*Prompt*
What is to be printed is the span of lines starting at the one containing "Output the component" and ending at the one containing "import * as", reproduced exactly with pictures left out.

*Task inputs*
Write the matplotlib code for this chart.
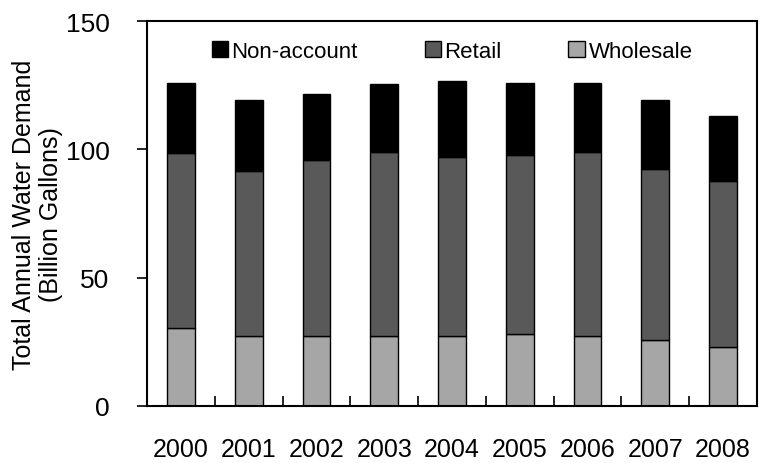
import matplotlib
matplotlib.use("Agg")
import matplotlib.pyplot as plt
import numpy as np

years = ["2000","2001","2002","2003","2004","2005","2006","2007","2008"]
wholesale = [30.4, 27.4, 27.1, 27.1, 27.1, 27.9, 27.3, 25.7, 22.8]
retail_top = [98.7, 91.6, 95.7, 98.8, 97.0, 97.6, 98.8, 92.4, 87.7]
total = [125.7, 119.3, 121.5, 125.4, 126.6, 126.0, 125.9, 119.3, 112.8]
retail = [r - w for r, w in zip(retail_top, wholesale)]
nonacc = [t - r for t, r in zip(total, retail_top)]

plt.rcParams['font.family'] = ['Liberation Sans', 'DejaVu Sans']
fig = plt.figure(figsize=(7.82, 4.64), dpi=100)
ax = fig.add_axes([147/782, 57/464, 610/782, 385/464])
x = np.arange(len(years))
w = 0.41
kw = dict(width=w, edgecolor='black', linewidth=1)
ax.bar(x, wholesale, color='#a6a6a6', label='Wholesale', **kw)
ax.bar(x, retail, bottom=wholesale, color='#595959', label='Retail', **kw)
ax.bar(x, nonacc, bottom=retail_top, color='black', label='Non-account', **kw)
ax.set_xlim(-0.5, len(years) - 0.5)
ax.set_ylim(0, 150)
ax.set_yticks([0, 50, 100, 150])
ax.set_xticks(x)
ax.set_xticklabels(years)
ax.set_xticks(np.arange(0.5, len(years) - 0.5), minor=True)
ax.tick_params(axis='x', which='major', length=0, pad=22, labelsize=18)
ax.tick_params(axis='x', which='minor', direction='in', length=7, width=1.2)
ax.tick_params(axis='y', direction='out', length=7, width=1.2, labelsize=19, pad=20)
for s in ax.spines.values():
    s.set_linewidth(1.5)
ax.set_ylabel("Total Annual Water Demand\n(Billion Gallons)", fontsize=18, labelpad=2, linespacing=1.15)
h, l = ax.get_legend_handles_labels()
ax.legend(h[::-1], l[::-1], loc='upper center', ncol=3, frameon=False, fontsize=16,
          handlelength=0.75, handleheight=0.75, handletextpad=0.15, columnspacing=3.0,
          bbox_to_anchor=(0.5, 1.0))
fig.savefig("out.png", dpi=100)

---

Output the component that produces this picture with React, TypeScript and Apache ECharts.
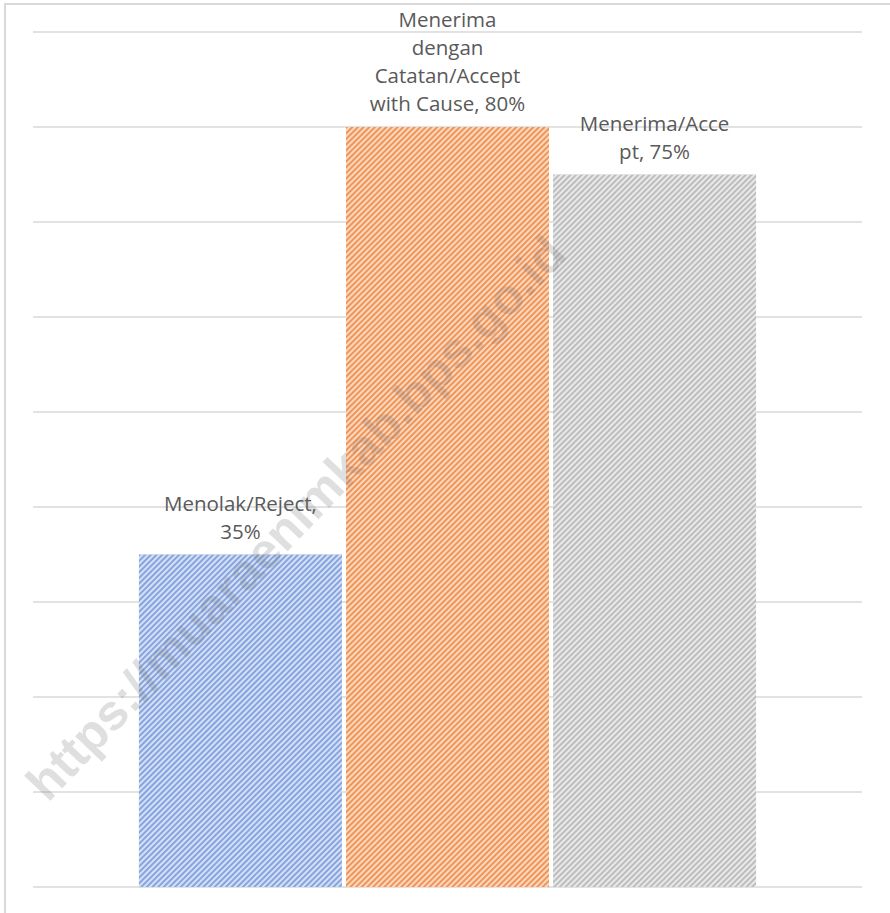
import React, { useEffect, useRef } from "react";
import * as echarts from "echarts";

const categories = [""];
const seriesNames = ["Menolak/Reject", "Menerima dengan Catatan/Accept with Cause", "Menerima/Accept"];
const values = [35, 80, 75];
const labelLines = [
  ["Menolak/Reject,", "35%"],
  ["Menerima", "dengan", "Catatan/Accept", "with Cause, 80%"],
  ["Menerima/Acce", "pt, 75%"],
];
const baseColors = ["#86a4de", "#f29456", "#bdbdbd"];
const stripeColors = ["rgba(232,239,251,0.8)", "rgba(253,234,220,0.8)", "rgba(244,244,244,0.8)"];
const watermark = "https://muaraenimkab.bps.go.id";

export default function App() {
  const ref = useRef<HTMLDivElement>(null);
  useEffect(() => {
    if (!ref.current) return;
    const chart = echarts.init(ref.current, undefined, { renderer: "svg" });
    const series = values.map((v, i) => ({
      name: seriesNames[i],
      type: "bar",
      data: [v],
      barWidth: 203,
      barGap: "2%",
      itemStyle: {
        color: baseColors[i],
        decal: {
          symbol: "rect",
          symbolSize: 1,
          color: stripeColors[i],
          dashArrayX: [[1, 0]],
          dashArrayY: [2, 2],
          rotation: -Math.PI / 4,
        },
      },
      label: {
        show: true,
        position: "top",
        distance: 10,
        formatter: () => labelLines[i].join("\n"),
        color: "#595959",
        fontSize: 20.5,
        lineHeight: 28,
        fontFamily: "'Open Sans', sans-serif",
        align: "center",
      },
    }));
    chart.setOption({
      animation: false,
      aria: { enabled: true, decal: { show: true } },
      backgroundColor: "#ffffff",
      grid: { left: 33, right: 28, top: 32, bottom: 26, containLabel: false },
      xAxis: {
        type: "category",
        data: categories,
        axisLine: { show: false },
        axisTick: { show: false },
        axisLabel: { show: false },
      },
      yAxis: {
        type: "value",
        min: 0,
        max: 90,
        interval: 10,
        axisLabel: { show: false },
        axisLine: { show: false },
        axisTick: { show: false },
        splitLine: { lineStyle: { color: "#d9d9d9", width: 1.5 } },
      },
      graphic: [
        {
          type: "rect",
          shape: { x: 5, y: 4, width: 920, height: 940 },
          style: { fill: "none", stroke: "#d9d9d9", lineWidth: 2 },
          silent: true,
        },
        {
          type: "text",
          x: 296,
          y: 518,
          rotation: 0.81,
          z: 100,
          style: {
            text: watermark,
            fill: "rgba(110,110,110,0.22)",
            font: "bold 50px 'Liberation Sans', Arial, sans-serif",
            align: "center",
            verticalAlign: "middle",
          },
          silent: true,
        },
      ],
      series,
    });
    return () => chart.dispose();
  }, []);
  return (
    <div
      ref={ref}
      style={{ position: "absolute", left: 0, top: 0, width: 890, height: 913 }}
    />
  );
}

*Correct result*
Output the component that produces this picture with React, TypeScript and Apache ECharts.
import React, { useEffect, useRef } from "react";
import * as echarts from "echarts";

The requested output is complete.